Friday, April 14, 2017

Never Stop



Danny Baker never stops. Over three hours onstage at the Royal Hippodrome Theatre in Eastbourne last weekend, with his Cradle to the Stage show, and he barely gets beyond his primary school years and a handful of reminiscences about great comedians he came across in the 80s. But then he has never stopped: nascent scribblings for Sniffin' Glue, a stint at the NME, yoof documentaries, prime time television shows, comedy writing, ground-breaking radio shows and, most recently, autobiography and its subsequent sitcom serialisation. Transferring the raw material from his autobiographies to a stand-up show was supposed to be his swansong before he retires to the Florida Keys but another tour is already booked for next year so that, despite his many digressions ("Now, here's a thing..."), he can at least get onto his adult life proper.

Once he actually starts his routine - we have a very engaging half-hour preamble about why he's actually doing the show - Baker tells warm and funny anecdotes about his dad, Spud, and family life in Bermondsey. These are extensions of the excellent Cradle to the Grave TV show and are all told with Danny's familiar amphetamine delivery: never missing a beat, never drawing a breath. There are great stories about kids and fireworks, insurance burglaries and his dad's general resourcefulness in always chasing the next pound note to provide for the family. It all paints a picture of life on a south-east London council estate in the 50s and 60s which stays just the right side of nostalgic. But when he mentions his mum's jobs at Shuttleworths and Peek Freans, I can't help but feel a little sentimental: my dad worked at Peek Freans when I was a kid and, such were the employee perks, that I was a teenager before I saw what an unbroken biscuit looked like.

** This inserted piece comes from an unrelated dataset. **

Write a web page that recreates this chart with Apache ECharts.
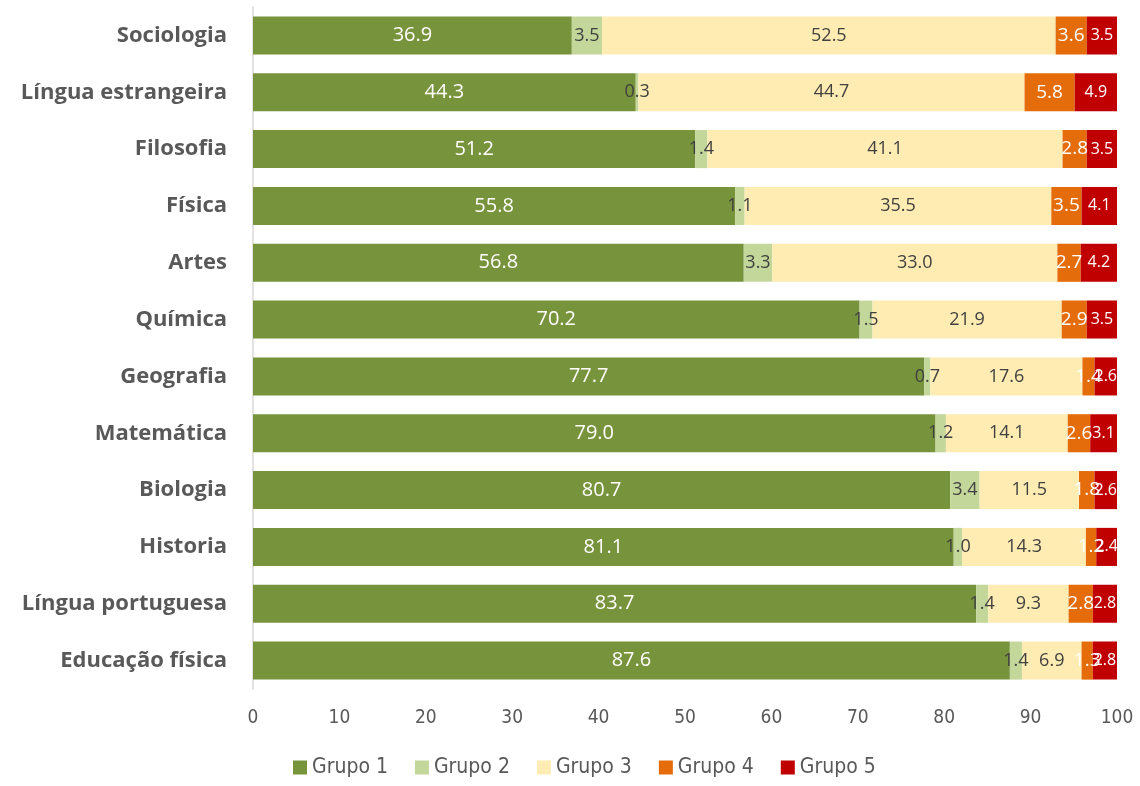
<!DOCTYPE html>
<html>
<head>
<meta charset="utf-8">
<script src="https://cdn.jsdelivr.net/npm/echarts@6/dist/echarts.min.js"></script>
<style>
  html, body { margin: 0; padding: 0; background: #fff; }
  #chart { width: 1140px; height: 786px; }
</style>
</head>
<body>
<div id="chart"></div>
<script>
// categories listed bottom to top (echarts draws the first category at the bottom)
const categories = ['Educação física', 'Língua portuguesa', 'Historia', 'Biologia', 'Matemática', 'Geografia',
  'Química', 'Artes', 'Física', 'Filosofia', 'Língua estrangeira', 'Sociologia'];

const grupo1 = [87.6, 83.7, 81.1, 80.7, 79.0, 77.7, 70.2, 56.8, 55.8, 51.2, 44.3, 36.9];
const grupo2 = [1.4, 1.4, 1.0, 3.4, 1.2, 0.7, 1.5, 3.3, 1.1, 1.4, 0.3, 3.5];
const grupo3 = [6.9, 9.3, 14.3, 11.5, 14.1, 17.6, 21.9, 33.0, 35.5, 41.1, 44.7, 52.5];
const grupo4 = [1.3, 2.8, 1.2, 1.8, 2.6, 1.4, 2.9, 2.7, 3.5, 2.8, 5.8, 3.6];
const grupo5 = [2.8, 2.8, 2.4, 2.6, 3.1, 2.6, 3.5, 4.2, 4.1, 3.5, 4.9, 3.5];

const seriesNames = ['Grupo 1', 'Grupo 2', 'Grupo 3', 'Grupo 4', 'Grupo 5'];
const seriesData = [grupo1, grupo2, grupo3, grupo4, grupo5];
const colors = ['#77933C', '#C4D79B', '#FFECB3', '#E46C0A', '#C00000'];
const labelColors = ['#ffffff', '#404040', '#404040', '#ffffff', '#ffffff'];
const labelSizes = [20, 18, 18, 19, 16];

const chart = echarts.init(document.getElementById('chart'));

const font = '"Open Sans", "Noto Sans", sans-serif';
const narrow = '"Liberation Sans Narrow", "DejaVu Sans Condensed", sans-serif';

chart.setOption({
  animation: false,
  color: colors,
  grid: { left: 253, right: 23, top: 7, bottom: 97, containLabel: false },
  legend: {
    bottom: 3,
    left: 288,
    itemWidth: 14,
    itemHeight: 14,
    itemGap: 27,
    icon: 'rect',
    textStyle: { fontFamily: narrow, fontSize: 21, color: '#595959' },
    data: seriesNames
  },
  xAxis: {
    type: 'value',
    min: 0,
    max: 100,
    interval: 10,
    splitLine: { show: false },
    axisLine: { show: false },
    axisTick: { show: false },
    axisLabel: {
      fontFamily: narrow,
      fontSize: 19, color: '#595959', margin: 20
    }
  },
  yAxis: {
    type: 'category',
    data: categories,
    axisLine: { show: true, lineStyle: { color: '#D9D9D9', width: 1.5 } },
    axisTick: { show: false },
    axisLabel: {
      fontFamily: font, fontWeight: 'bold', fontSize: 22, color: '#595959', margin: 26
    }
  },
  series: seriesData.map((d, i) => ({
    name: seriesNames[i],
    type: 'bar',
    stack: 'total',
    barWidth: '67%',
    data: d,
    itemStyle: { color: colors[i] },
    label: {
      show: true,
      position: 'inside',
      formatter: p => p.value.toFixed(1),
      color: labelColors[i],
      fontFamily: font,
      fontSize: labelSizes[i],
      textBorderWidth: 0,
      overflow: 'none'
    },
    labelLayout: { hideOverlap: false }
  }))
});
</script>
</body>
</html>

After the interval, when he does move on to his career, he attributes his breaks to "dumb luck" - being in the right place at the right time and having perfect recall. Working on The 6 O'Clock Show, his forensic knowledge of obscure past routines enables him to make instant connections with irascible comedians Spike Milligan and Kenneth Williams when the pros around him are floundering. His love of comedy shines through: he talks about Max Miller albums as being more important to him than the contemporary pop music he and his friends were listening to growing up, and he seems genuinely in awe of the fact that he is on a stage where Miller once trod the boards.

He is a marvellous raconteur and, despite claiming to be out of his realm of experience, a natural performer. In fact, his avowal that he is new to the stage is not true: the first time I ever heard of Danny Baker was reading an account in the August 1977 Sniffin' Glue of him jumping up onstage at the Vortex the night Elvis Presley died to berate the punks, who had cheered the news, for being disrespectful to a true rebel. Hopefully, we'll hear that story on next year's tour; but I'm not holding my breath.

Cradle to the Stage is at the Theatre Royal, Brighton on 30th April.